When I went on my first tour around Georgia Tech, I remember how my mother’s eyes lit up when the tour guide informed us that every employer that came to the Georgia Tech career fair offered a paid internship opportunity. I have always been in the fortunate situation where I did not have to work during college to pay for my tuition, but I have always tried to have a job to help my mother pay for my housing and meals. Recently, the New York Post called attention to the fact that the National Football League, a 15.26 billion dollar organization, is offering unpaid internships for this summer. The public outcry all stemmed from a tweet posted by Jane Slater that detailed the opportunity and its unpaid nature. There was an immediate divide between those who saw the benefits of an unpaid internship and those who considered it to be a product of a persistent socioeconomic divide.

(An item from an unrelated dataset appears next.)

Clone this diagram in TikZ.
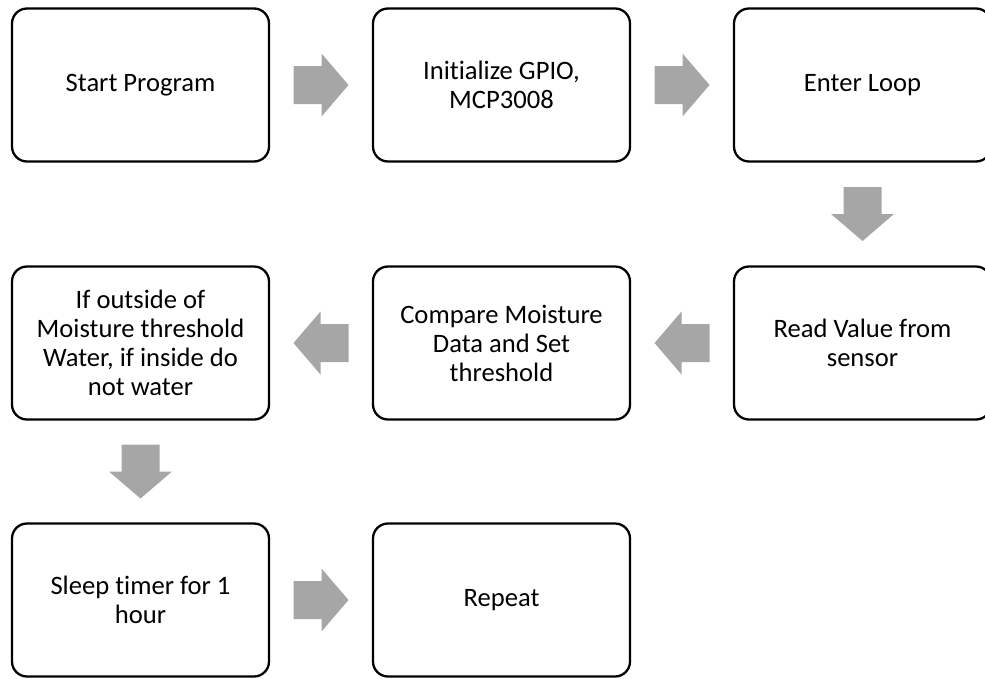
\documentclass[tikz,border=0pt]{standalone}
\usepackage{fontspec}
\setmainfont{Carlito}[RawFeature={-liga;-clig;-dlig}]
\usetikzlibrary{calc}
\definecolor{flowgray}{HTML}{A6A6A6}
\tikzset{
  stepbox/.style={draw=black, line width=2.3pt, rounded corners=15pt, rectangle,
    minimum width=257pt, minimum height=153pt, inner sep=0pt, align=center,
    font=\fontsize{26.6}{29}\selectfont, text=black},
  pics/rarr/.style={code={\fill[flowgray] (-27.5,-19) -- (0.5,-19) -- (0.5,-31.5) -- (27.5,0) -- (0.5,31.5) -- (0.5,19) -- (-27.5,19) -- cycle;}},
  pics/larr/.style={code={\fill[flowgray] (27.5,-19) -- (-0.5,-19) -- (-0.5,-31.5) -- (-27.5,0) -- (-0.5,31.5) -- (-0.5,19) -- (27.5,19) -- cycle;}},
  pics/darr/.style={code={\fill[flowgray] (-19,-27) -- (-19,0) -- (-31.5,0) -- (0,27) -- (31.5,0) -- (19,0) -- (19,-27) -- cycle;}}
}
\begin{document}
\begin{tikzpicture}[x=1pt, y=-1pt]
\useasboundingbox (0,0) rectangle (985,678);
\node[stepbox] (s1) at (140.5,85) {Start Program};
\node[stepbox] (s2) at (501.5,85) {Initialize GPIO,\\MCP3008};
\node[stepbox] (s3) at (862.5,85) {Enter Loop};
\node[stepbox] (s4) at (862.5,343) {Read Value from\\sensor};
\node[stepbox] (s5) at (501.5,343) {Compare Moisture\\Data and Set\\threshold};
\node[stepbox] (s6) at (140.5,343) {If outside of\\Moisture threshold\\Water, if inside do\\not water};
\node[stepbox] (s7) at (140.5,600) {Sleep timer for 1\\hour};
\node[stepbox] (s8) at (501.5,600) {Repeat};
\pic at ($(s1.east)!0.5!(s2.west)$) {rarr};
\pic at ($(s2.east)!0.5!(s3.west)$) {rarr};
\pic at ($(s3.south)!0.5!(s4.north)$) {darr};
\pic at ($(s4.west)!0.5!(s5.east)$) {larr};
\pic at ($(s5.west)!0.5!(s6.east)$) {larr};
\pic at ($(s6.south)!0.5!(s7.north)$) {darr};
\pic at ($(s7.east)!0.5!(s8.west)$) {rarr};
\end{tikzpicture}
\end{document}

On the one hand, there is a response that says that unpaid internship is a foot in a billion dollar door that can lead to infinite amounts of success later. It is an opportunity to network, expand their skillset, and learn about corporate America before graduation. Specifically, many NFL analysts have been responding to the tweet saying that they would have never made it to where they are without an unpaid internship in their field that propelled them to continue on this path or help them have experience to discuss so that they can have a true conversation with a future interviewer.
On the other side of the discussion, there are people coming forward who say that unpaid internships are a form of exploitation of the youth who don’t know how to look for a paid opportunity. On the other hand, there is a population of young people who do not have the chance to take on an unpaid internship simply because they have to always have income coming in to pay for college. Therefore, this group is unable to ever accept an unpaid opportunity even though they may be just as qualified as the other candidate.
Ultimately, it is a move in a positive direction to hold these billion-dollar corporations accountable for their actions, but on a larger scale, to also question the idea of what ramifications the idea of an “unpaid internship” could be upholding.